**Dataset entries:**
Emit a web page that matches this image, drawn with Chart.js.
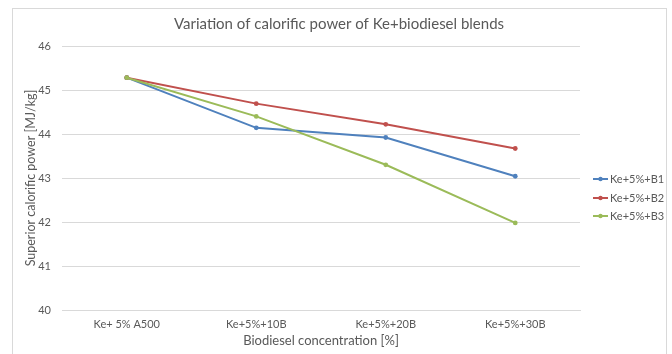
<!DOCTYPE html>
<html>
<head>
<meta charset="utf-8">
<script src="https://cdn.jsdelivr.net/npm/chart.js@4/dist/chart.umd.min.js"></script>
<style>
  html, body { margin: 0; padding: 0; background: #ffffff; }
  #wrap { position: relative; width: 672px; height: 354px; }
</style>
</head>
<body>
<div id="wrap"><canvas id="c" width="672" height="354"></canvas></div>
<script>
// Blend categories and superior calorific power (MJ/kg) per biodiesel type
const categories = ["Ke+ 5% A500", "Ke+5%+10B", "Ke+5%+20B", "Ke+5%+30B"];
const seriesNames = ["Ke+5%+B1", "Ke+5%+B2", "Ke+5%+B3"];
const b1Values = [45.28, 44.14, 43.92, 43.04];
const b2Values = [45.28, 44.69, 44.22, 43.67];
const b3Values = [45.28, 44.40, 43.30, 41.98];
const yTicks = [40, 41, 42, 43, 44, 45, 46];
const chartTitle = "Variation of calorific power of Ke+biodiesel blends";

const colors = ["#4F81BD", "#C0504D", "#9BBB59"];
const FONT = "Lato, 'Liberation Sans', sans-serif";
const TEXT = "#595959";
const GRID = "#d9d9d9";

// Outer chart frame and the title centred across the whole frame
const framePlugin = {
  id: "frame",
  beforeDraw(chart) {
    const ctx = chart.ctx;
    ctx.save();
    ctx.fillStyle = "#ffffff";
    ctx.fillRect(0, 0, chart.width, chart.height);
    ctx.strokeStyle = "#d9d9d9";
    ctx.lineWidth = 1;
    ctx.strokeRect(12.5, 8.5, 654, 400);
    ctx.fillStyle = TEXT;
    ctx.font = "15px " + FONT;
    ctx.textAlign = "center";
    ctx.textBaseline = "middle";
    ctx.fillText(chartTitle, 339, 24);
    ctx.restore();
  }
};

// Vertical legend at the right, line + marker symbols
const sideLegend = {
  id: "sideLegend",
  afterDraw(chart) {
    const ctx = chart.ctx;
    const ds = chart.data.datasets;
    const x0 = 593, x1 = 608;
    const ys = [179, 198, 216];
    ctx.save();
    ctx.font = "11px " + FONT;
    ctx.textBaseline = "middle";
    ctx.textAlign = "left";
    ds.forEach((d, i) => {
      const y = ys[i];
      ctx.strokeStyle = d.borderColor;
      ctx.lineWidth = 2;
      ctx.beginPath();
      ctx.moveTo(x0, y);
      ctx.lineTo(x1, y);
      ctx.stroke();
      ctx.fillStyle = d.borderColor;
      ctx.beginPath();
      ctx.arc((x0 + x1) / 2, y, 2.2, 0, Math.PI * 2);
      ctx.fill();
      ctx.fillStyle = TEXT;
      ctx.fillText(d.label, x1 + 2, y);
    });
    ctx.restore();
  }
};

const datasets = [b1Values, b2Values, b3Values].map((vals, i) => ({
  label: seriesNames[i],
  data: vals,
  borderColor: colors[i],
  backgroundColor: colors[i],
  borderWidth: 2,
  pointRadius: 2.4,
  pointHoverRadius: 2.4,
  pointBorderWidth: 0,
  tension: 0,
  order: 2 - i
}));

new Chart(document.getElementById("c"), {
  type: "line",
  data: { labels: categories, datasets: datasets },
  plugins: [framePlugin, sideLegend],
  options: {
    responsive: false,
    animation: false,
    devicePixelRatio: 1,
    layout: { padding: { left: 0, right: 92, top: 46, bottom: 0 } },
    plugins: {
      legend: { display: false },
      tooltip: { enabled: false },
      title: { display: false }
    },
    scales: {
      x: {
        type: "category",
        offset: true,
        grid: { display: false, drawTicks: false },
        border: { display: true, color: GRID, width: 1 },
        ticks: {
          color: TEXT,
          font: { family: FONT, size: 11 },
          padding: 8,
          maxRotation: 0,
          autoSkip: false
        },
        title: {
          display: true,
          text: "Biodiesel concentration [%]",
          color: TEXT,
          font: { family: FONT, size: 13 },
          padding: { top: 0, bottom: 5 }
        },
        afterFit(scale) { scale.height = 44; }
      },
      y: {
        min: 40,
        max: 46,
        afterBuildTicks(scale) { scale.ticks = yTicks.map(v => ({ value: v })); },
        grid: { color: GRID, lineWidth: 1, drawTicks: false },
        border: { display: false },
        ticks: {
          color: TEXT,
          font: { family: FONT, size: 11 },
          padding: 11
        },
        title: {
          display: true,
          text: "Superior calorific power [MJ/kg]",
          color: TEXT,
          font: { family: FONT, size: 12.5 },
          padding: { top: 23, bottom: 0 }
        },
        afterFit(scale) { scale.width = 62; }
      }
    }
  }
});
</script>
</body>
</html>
--
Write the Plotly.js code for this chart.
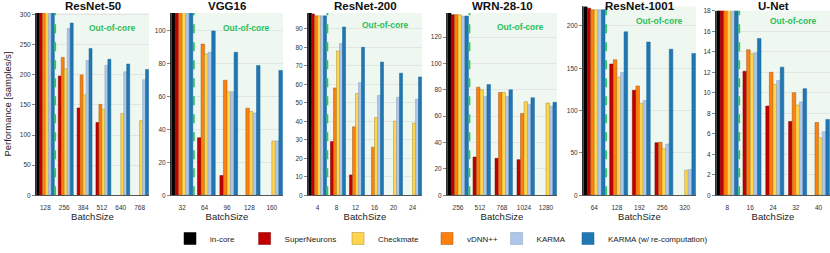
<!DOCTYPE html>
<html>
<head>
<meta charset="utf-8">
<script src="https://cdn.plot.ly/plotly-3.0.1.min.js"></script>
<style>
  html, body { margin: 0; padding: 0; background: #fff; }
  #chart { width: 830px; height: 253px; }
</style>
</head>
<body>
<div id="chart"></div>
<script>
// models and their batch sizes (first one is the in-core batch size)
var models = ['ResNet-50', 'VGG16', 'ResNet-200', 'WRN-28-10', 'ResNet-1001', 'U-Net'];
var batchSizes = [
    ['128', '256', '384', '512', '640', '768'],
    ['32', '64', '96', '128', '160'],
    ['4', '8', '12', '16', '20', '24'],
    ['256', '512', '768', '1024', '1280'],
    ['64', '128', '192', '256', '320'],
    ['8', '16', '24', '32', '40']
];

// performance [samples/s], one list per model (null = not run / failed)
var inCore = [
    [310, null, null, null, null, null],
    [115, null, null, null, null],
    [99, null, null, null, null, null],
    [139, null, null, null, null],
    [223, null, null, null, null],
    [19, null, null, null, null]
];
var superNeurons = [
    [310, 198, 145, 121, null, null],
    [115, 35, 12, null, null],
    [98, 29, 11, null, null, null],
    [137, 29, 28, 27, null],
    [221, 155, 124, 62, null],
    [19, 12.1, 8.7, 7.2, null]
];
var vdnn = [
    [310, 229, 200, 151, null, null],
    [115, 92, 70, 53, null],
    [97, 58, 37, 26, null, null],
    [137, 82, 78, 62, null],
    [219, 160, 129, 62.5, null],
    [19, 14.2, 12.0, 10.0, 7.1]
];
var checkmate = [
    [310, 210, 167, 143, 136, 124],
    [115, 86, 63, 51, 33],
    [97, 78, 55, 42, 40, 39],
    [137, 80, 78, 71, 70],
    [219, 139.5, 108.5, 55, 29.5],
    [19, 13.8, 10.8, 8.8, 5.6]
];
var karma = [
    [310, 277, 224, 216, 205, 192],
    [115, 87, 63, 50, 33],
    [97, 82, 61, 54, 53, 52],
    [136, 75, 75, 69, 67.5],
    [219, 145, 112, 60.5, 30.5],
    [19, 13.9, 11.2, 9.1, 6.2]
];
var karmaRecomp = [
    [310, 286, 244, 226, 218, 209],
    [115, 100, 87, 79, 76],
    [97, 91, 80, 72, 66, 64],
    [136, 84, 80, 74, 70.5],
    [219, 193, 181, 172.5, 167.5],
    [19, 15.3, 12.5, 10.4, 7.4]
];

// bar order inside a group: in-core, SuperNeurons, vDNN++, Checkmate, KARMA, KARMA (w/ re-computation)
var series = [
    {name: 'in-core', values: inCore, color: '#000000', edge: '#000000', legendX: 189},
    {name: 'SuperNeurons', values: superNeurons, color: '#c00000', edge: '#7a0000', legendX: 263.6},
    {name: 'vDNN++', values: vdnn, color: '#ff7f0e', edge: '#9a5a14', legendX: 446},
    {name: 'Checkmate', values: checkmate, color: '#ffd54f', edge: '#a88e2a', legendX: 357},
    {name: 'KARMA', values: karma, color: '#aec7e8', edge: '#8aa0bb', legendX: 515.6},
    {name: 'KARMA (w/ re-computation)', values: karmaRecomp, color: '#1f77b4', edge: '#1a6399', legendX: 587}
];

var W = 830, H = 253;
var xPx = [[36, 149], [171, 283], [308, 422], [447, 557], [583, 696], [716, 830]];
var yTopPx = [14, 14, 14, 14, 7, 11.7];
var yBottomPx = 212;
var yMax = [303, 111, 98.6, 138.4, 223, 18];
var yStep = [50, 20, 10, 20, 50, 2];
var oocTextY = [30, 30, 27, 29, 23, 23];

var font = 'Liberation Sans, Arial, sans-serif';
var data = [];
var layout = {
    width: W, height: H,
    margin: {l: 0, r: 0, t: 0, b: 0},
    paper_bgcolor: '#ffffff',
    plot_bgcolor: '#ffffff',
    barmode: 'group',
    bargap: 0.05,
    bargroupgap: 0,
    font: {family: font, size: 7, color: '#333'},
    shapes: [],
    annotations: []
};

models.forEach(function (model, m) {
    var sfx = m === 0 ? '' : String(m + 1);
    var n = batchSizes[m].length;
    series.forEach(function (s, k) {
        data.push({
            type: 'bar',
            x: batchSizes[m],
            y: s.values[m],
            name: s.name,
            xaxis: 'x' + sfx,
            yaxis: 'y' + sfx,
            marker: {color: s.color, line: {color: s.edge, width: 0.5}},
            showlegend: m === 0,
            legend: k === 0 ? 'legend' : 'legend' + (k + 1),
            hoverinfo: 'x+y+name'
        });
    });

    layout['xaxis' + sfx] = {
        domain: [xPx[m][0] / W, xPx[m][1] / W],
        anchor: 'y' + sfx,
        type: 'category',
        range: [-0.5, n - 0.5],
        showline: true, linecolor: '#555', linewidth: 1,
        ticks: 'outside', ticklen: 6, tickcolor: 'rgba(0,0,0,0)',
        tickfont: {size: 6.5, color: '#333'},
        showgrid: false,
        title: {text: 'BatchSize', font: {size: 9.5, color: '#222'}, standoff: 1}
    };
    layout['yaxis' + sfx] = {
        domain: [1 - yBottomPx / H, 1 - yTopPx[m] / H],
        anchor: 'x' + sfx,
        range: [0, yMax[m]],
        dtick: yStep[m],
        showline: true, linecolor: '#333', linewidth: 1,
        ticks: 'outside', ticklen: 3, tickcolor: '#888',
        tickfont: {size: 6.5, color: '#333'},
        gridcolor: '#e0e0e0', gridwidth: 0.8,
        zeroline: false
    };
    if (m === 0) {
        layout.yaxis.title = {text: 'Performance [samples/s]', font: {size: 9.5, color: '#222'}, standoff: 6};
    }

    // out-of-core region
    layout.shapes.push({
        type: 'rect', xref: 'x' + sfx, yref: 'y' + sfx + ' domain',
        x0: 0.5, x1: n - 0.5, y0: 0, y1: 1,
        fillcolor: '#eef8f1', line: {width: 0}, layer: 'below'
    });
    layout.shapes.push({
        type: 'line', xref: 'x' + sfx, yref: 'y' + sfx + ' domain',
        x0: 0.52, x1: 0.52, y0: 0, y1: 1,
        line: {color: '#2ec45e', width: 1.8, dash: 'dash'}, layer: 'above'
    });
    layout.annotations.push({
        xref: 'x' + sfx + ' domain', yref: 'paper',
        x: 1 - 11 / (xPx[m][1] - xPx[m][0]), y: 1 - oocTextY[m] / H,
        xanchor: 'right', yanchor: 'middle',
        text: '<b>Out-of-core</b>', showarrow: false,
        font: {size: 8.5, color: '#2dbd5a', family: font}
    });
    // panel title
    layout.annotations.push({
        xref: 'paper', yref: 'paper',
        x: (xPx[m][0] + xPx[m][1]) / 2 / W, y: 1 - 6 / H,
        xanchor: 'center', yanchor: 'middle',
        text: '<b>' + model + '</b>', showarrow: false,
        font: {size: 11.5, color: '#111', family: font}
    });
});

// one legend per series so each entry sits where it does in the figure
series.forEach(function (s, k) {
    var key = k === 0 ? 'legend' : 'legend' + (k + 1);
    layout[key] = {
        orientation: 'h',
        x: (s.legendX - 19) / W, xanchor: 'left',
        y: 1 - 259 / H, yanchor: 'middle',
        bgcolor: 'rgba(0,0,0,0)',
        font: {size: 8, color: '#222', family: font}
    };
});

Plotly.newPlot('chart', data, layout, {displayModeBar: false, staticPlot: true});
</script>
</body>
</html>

**Problem statement:**
Read through the entries and copy every line that includes "this".

**Full solution:**
Emit a web page that matches this image, drawn with Chart.js.
Write the Plotly.js code for this chart.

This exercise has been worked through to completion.